The tool itself is designed to be used iteratively. The first time around you may just want to plan out the learning sequence of the Lesson, so you may just insert a single Content block with a few dot points, followed a External Resource with a link to the textbook, then another Content block that contains an example of what they just read followed up by an Interactive block where students share an example they have found. Each of these can then be assigned to the relevant person, developed further at which point those Content blocks might be better broken up as you're able to define seperate patterns and it may benefit from adding in a Definition and Worked example pattern.

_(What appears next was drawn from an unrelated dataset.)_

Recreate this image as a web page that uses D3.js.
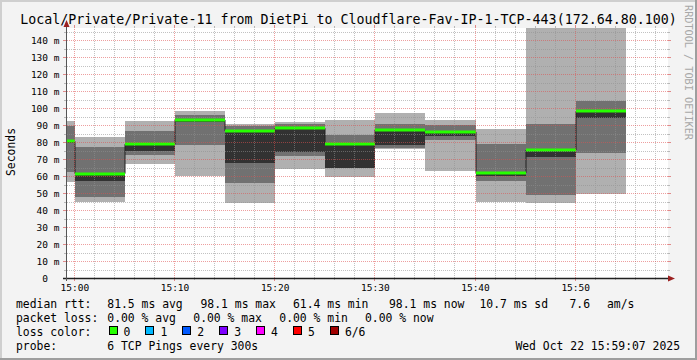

The ability to assign blocks, comment, add media and readings into the course helps to communicate with the other teams (Projects and Media Production) and helps to provide clarity to you Course Author as to what they are required to do. The tool has the ability to provide useful status and progress updates as well and will help to provide a more nuanced understanding of the course and how it is progressing.

4. Build

During the build stage most of the technical work is handled by the Media Production team, but there are roles for the Learning Designer throughout. This includes working with the course author on videos, working with them in studio and assisting in the editing and final transcripts. The course will be created in MyUni (canvas) alongside all visual elements and media.

5. Review

The review stage has students and faculty review the course in platform, fixing any errors that are encountered as well as performing our own quality assurance processes before final signoff.